A disillusioned Noida wife and mother, Radha Yadav/ Dolly (Konkona Sen Sharma) is deliberately in denial about her husband’s lecherous ways. When her cousin Kajal (Bhumi Pednekar), who moves in with them briefly, complains about her jijaji’s sexual advances, she dismisses it, even blaming it on her post-pubescent age, a life stage typically dominated by “hormones ki barsaat”. But when Kajal moves out and bags a job with a naughty phone line for an e-commerce company where she goes by Kitty, things escalate at a clip. Even Dolly decides to fill the void in her life by plunging into an extramarital with a delivery boy who frequents the household. The parallel tracks collide when Kajal needs her cousin to bail her out of prison, following a series of unfortunate turns. And eventually, the sisters who initially hissed judgmentally at the other’s misdemeanours and life choices, begin to understand their need to self-prioritise.
Konkona has to be one of the most underrated actresses in the industry. Here, she’s saddled with a multi-layered character and effectively and often, wordlessly conveys what her Dolly feels and also what she’d rather not reveal. Pednekar as the docile yet determined, fresh-off-the-boat Biharan is largely convincing and closely sees her Kajal transition from a fragile female to one with a hardened exterior. The male cast here is, evidently, largely peripheral to the proceedings. That said, Amol Parashar as the enterprising delivery boy and Vikrant Massey as the bored ward boy who leads a double life, both show conviction. Even Aamir Bashir as Dolly’s husband Amit, effectively translates the bloated yet hollow male ego, complete with grunts and sighs.
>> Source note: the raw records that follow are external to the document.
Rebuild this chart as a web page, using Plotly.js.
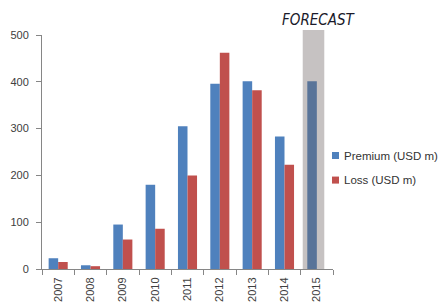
<!DOCTYPE html>
<html>
<head>
<meta charset="utf-8">
<script src="https://cdn.plot.ly/plotly-3.0.1.min.js"></script>
<style>html,body{margin:0;padding:0;background:#fff;}#chart{width:439px;height:308px;}</style>
</head>
<body>
<div id="chart"></div>
<script>
var years = ['2007','2008','2009','2010','2011','2012','2013','2014','2015'];
var premium = [23, 8, 95, 180, 305, 396, 401, 283, 401];
var loss = [15, 6, 63, 86, 200, 462, 382, 223, null];
var seriesNames = ['Premium (USD m)', 'Loss (USD m)'];
var forecastLabel = 'FORECAST';

var blue = '#4f81bd', red = '#c0504d';
var tickFont = {family: 'Liberation Sans, Arial, sans-serif', size: 11, color: '#404040'};

var traces = [
  {type: 'bar', x: years, y: premium, name: seriesNames[0], marker: {color: blue}},
  {type: 'bar', x: years, y: loss, name: seriesNames[1], marker: {color: red}}
];

// plot area in pixels: left 42, right 333, top 35, bottom 269
var layout = {
  width: 439, height: 308,
  margin: {l: 42, r: 106, t: 35, b: 39, pad: 0},
  paper_bgcolor: '#ffffff', plot_bgcolor: '#ffffff',
  showlegend: false,
  barmode: 'group', bargap: 0.41, bargroupgap: 0,
  xaxis: {
    type: 'category', showgrid: false, zeroline: false,
    showline: true, linecolor: '#868686', linewidth: 1,
    ticks: 'outside', tickson: 'boundaries', ticklen: 5, tickcolor: '#868686',
    tickangle: -90, tickfont: tickFont, ticklabelstandoff: 3
  },
  yaxis: {
    range: [0, 500], dtick: 100, showgrid: false, zeroline: false,
    showline: true, linecolor: '#868686', linewidth: 1,
    ticks: 'outside', ticklen: 5, tickcolor: '#868686',
    tickfont: tickFont, ticklabelstandoff: 5
  },
  shapes: [
    {type: 'rect', layer: 'above', xref: 'paper', yref: 'paper',
     x0: 0.896, x1: 0.970, y0: 0, y1: 1.021,
     fillcolor: 'rgba(105,95,95,0.38)', line: {width: 0}},
    {type: 'rect', xref: 'paper', yref: 'paper',
     x0: 0.9966, x1: 1.0206, y0: 0.470, y1: 0.500,
     fillcolor: blue, line: {width: 0}},
    {type: 'rect', xref: 'paper', yref: 'paper',
     x0: 0.9966, x1: 1.0206, y0: 0.365, y1: 0.395,
     fillcolor: red, line: {width: 0}}
  ],
  annotations: [
    {text: forecastLabel, xref: 'paper', yref: 'paper', x: 0.952, y: 1.062,
     xanchor: 'center', yanchor: 'middle', showarrow: false,
     font: {family: 'DejaVu Sans Condensed, Liberation Sans, Arial, sans-serif', size: 15, color: '#1a1a2a', style: 'italic'}},
    {text: seriesNames[0], xref: 'paper', yref: 'paper', x: 1.031, y: 0.485,
     xanchor: 'left', yanchor: 'middle', showarrow: false,
     font: {family: 'Liberation Sans, Arial, sans-serif', size: 11.5, color: '#333333'}},
    {text: seriesNames[1], xref: 'paper', yref: 'paper', x: 1.031, y: 0.380,
     xanchor: 'left', yanchor: 'middle', showarrow: false,
     font: {family: 'Liberation Sans, Arial, sans-serif', size: 11.5, color: '#333333'}}
  ]
};

Plotly.newPlot('chart', traces, layout, {displayModeBar: false, staticPlot: true});
</script>
</body>
</html>
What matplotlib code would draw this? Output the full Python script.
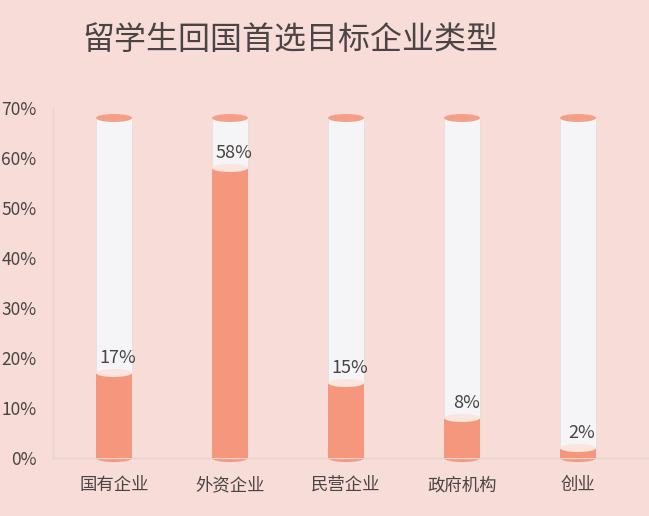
import matplotlib
matplotlib.use("Agg")
import matplotlib.pyplot as plt
from matplotlib.patches import Ellipse, Rectangle

plt.rcParams['font.family'] = ['Noto Sans CJK SC', 'DejaVu Sans']

categories = ['国有企业', '外资企业', '民营企业', '政府机构', '创业']
values = [17, 58, 15, 8, 2]
labels = ['17%', '58%', '15%', '8%', '2%']
max_value = 68
yticks = [0, 10, 20, 30, 40, 50, 60, 70]
ytick_labels = ['0%', '10%', '20%', '30%', '40%', '50%', '60%', '70%']
title = '留学生回国首选目标企业类型'

BG = '#F7DCD7'
ORANGE = '#F4977C'
CAP = '#F4A088'
WHITE = '#F5F4F6'
LIGHT_TOP = '#FAE6DF'
TEXT = '#4A4444'

fig = plt.figure(figsize=(6.49, 5.16), dpi=100)
fig.patch.set_facecolor(BG)
ax = fig.add_axes([0.0817, 0.1124, 0.9183, 0.6783])
ax.set_facecolor(BG)

w = 0.31
eh = 1.6
xs = list(range(len(categories)))
for x, v in zip(xs, values):
    # background white cylinder
    ax.add_patch(Rectangle((x - w / 2, 0), w, max_value, facecolor=WHITE,
                           edgecolor='#E6DEDE', linewidth=0.6, zorder=2))
    ax.add_patch(Ellipse((x, 0), w, eh, facecolor=ORANGE, edgecolor='none',
                         zorder=2, clip_on=False))
    # orange fill
    ax.add_patch(Rectangle((x - w / 2, 0), w, v, facecolor=ORANGE,
                           edgecolor='none', zorder=3))
    ax.add_patch(Ellipse((x, v), w, eh, facecolor=LIGHT_TOP, edgecolor='none', zorder=4))
    # top cap
    ax.add_patch(Ellipse((x, max_value), w, eh, facecolor=CAP, edgecolor='none', zorder=4))

for x, v, lab in zip(xs, values, labels):
    ax.text(x + 0.035, v + 3.0, lab, ha='center', va='center', fontsize=13,
            color=TEXT, zorder=5)

ax.set_xlim(-0.526, 4.612)
ax.set_ylim(0, 70)
ax.set_xticks(xs)
ax.set_xticklabels(categories, fontsize=12.5, color=TEXT)
ax.set_yticks(yticks)
ax.set_yticklabels(ytick_labels, fontsize=12.5, color=TEXT)
ax.tick_params(axis='both', length=0)
ax.tick_params(axis='y', pad=12)
ax.tick_params(axis='x', pad=13)
for s in ['top', 'right']:
    ax.spines[s].set_visible(False)
ax.spines['left'].set_color('#E4D4D0')
ax.spines['bottom'].set_color('#E4D4D0')
ax.spines['left'].set_linewidth(1)
ax.spines['bottom'].set_linewidth(1)

fig.text(0.447, 0.922, title, ha='center', va='center', fontsize=23, color=TEXT)

fig.savefig('out.png', dpi=100, facecolor=BG)
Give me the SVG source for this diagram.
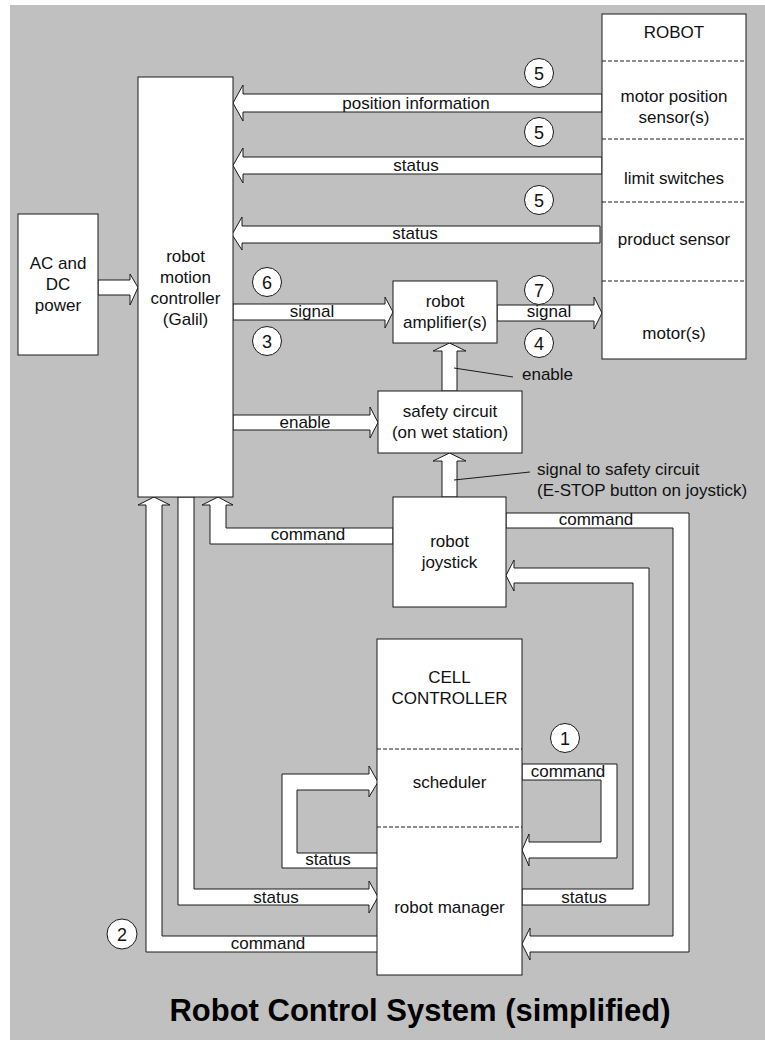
<svg xmlns="http://www.w3.org/2000/svg" width="765" height="1040" viewBox="0 0 765 1040">
  <style>
    .box { fill: #ffffff; stroke: #1a1a1a; stroke-width: 1; }
    .div { stroke: #1a1a1a; stroke-width: 1; stroke-dasharray: 4 2; fill: none; }
    .arr { fill: #ffffff; stroke: #1a1a1a; stroke-width: 1; stroke-linejoin: miter; }
    .lead { stroke: #1a1a1a; stroke-width: 1; fill: none; }
    .t { font-family: "Liberation Sans", Arial, sans-serif; font-size: 17px; fill: #111111; text-anchor: middle; }
    .ts { font-family: "Liberation Sans", Arial, sans-serif; font-size: 17px; fill: #111111; text-anchor: start; }
    .num { font-family: "Liberation Sans", Arial, sans-serif; font-size: 18px; fill: #111111; text-anchor: middle; }
    .badge { fill: #ffffff; stroke: #1a1a1a; stroke-width: 1; }
    .title { font-family: "Liberation Sans", Arial, sans-serif; font-size: 31px; font-weight: bold; fill: #000000; text-anchor: middle; }
  </style>

  <!-- background panel -->
  <rect x="10" y="5" width="755" height="1035" fill="#c0c0c0"/>

  <!-- connectors (block arrows) -->
  <g id="connectors">
    <!-- power to controller -->
    <polygon class="arr" points="98,280 130,280 130,274 138,287.5 130,305 130,295 98,295"/>
    <!-- robot sensors to controller -->
    <polygon class="arr" points="602,94 243,94 243,85 233,103 243,121 243,112 602,112"/>
    <polygon class="arr" points="602,157 243,157 243,148 233,165.5 243,183 243,174 602,174"/>
    <polygon class="arr" points="600,226 242,226 242,217 232,234.5 242,250 242,243 600,243"/>
    <!-- controller to amplifier, amplifier to motor -->
    <polygon class="arr" points="233,304 385,304 385,297 393,312 385,328 385,320 233,320"/>
    <polygon class="arr" points="497,305 594,305 594,297 602,313 594,329 594,321 497,321"/>
    <!-- safety circuit to amplifier -->
    <polygon class="arr" points="442,391 442,351 433,351 449.5,343 466,351 457,351 457,391"/>
    <!-- controller to safety circuit -->
    <polygon class="arr" points="233,415 370,415 370,407 378,422.5 370,438 370,430 233,430"/>
    <!-- joystick to safety circuit -->
    <polygon class="arr" points="442,497 442,461 433,461 449.5,453 466,461 457,461 457,497"/>
    <!-- joystick command to controller -->
    <polygon class="arr" points="393,528 226,528 226,505 233,505 218,497 202,505 210,505 210,544 393,544"/>
    <!-- robot manager command to controller -->
    <polygon class="arr" points="378,936 162,936 162,505 170,505 154,497 138,505 146,505 146,952 378,952"/>
    <!-- controller status to robot manager -->
    <polygon class="arr" points="178,497 178,905 369,905 369,913 378,897 369,881 369,889 194,889 194,497"/>
    <!-- robot manager status to scheduler -->
    <polygon class="arr" points="378,853 297,853 297,790 369,790 369,797 378,782 369,766 369,774 282,774 282,868 378,868"/>
    <!-- scheduler command to robot manager -->
    <polygon class="arr" points="522,764 617,764 617,858 529,858 529,866 522,850 529,834 529,842 601,842 601,780 522,780"/>
    <!-- robot manager status to joystick -->
    <polygon class="arr" points="522,905 649,905 649,568 514,568 514,560 506,575.5 514,591 514,583 633,583 633,889 522,889"/>
    <!-- joystick command to robot manager -->
    <polygon class="arr" points="506,513 689,513 689,952 530,952 530,960 522,944 530,928 530,936 673,936 673,528 506,528"/>

    <!-- leader lines -->
    <line class="lead" x1="454" y1="368" x2="513" y2="377"/>
    <line class="lead" x1="454" y1="480" x2="530" y2="472"/>

    <!-- connector labels -->
    <text class="t" x="416" y="109">position information</text>
    <text class="t" x="416" y="171">status</text>
    <text class="t" x="415" y="239">status</text>
    <text class="t" x="312" y="317">signal</text>
    <text class="t" x="549" y="317">signal</text>
    <text class="t" x="305" y="428">enable</text>
    <text class="ts" x="522" y="380">enable</text>
    <text class="ts" x="537" y="475">signal to safety circuit</text>
    <text class="ts" x="537" y="496">(E-STOP button on joystick)</text>
    <text class="t" x="308" y="540">command</text>
    <text class="t" x="596" y="525">command</text>
    <text class="t" x="568" y="777">command</text>
    <text class="t" x="328" y="865">status</text>
    <text class="t" x="276" y="903">status</text>
    <text class="t" x="584" y="903">status</text>
    <text class="t" x="268" y="949">command</text>

    <!-- step numbers -->
    <circle class="badge" cx="539" cy="73" r="14.5"/><text class="num" x="539" y="79.5">5</text>
    <circle class="badge" cx="539" cy="132" r="14.5"/><text class="num" x="539" y="138.5">5</text>
    <circle class="badge" cx="539" cy="200" r="14.5"/><text class="num" x="539" y="206.5">5</text>
    <circle class="badge" cx="267" cy="282" r="14.5"/><text class="num" x="267" y="288.5">6</text>
    <circle class="badge" cx="267" cy="341" r="14.5"/><text class="num" x="267" y="347.5">3</text>
    <circle class="badge" cx="539" cy="290" r="14.5"/><text class="num" x="539" y="296.5">7</text>
    <circle class="badge" cx="539" cy="343" r="14.5"/><text class="num" x="539" y="349.5">4</text>
    <circle class="badge" cx="565" cy="738" r="14.5"/><text class="num" x="565" y="744.5">1</text>
    <circle class="badge" cx="122" cy="934" r="15"/><text class="num" x="122" y="940.5">2</text>
  </g>

  <!-- nodes -->
  <g id="power">
    <rect class="box" x="18" y="214" width="80" height="141"/>
    <text class="t" x="58" y="269">AC and</text>
    <text class="t" x="58" y="290">DC</text>
    <text class="t" x="58" y="311">power</text>
  </g>

  <g id="motion-controller">
    <rect class="box" x="138" y="77" width="95" height="420"/>
    <text class="t" x="185.5" y="262">robot</text>
    <text class="t" x="185.5" y="283">motion</text>
    <text class="t" x="185.5" y="304">controller</text>
    <text class="t" x="185.5" y="325">(Galil)</text>
  </g>

  <g id="robot">
    <rect class="box" x="602" y="14" width="144" height="345"/>
    <line class="div" x1="602" y1="61" x2="746" y2="61"/>
    <line class="div" x1="602" y1="139" x2="746" y2="139"/>
    <line class="div" x1="602" y1="202" x2="746" y2="202"/>
    <line class="div" x1="602" y1="281" x2="746" y2="281"/>
    <text class="t" x="674" y="38">ROBOT</text>
    <text class="t" x="674" y="102">motor position</text>
    <text class="t" x="674" y="123">sensor(s)</text>
    <text class="t" x="674" y="184">limit switches</text>
    <text class="t" x="674" y="245">product sensor</text>
    <text class="t" x="674" y="339">motor(s)</text>
  </g>

  <g id="amplifier">
    <rect class="box" x="393" y="281" width="104" height="62"/>
    <text class="t" x="445" y="307">robot</text>
    <text class="t" x="445" y="328">amplifier(s)</text>
  </g>

  <g id="safety-circuit">
    <rect class="box" x="378" y="391" width="144" height="62"/>
    <text class="t" x="450" y="417">safety circuit</text>
    <text class="t" x="450" y="438">(on wet station)</text>
  </g>

  <g id="joystick">
    <rect class="box" x="393" y="497" width="113" height="110"/>
    <text class="t" x="449.5" y="547">robot</text>
    <text class="t" x="449.5" y="568">joystick</text>
  </g>

  <g id="cell-controller">
    <rect class="box" x="377" y="639" width="145" height="336"/>
    <line class="div" x1="377" y1="749" x2="522" y2="749"/>
    <line class="div" x1="377" y1="827" x2="522" y2="827"/>
    <text class="t" x="449.5" y="683">CELL</text>
    <text class="t" x="449.5" y="704">CONTROLLER</text>
    <text class="t" x="449.5" y="788">scheduler</text>
    <text class="t" x="449.5" y="913">robot manager</text>
  </g>

  <text class="title" x="420" y="1021">Robot Control System (simplified)</text>
</svg>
In Lipstick under my burkha, director Alankrita Shrivastava fleshed out the spectrum of emotions that many Indian women dread to even acknowledge, let alone seek out or experience. In a similar setup here, she carves ferocious female leads who somehow manage to straddle their societal roles, ambitions and needs. While the lens is turned inward to examine the sacrifices and diminishing desires, what plays out on the screen is often reactionary. And while this film explores the boundaries of intimacy that confine one, it also drives a compelling argument for pulling them down to accommodate and serve oneself to please.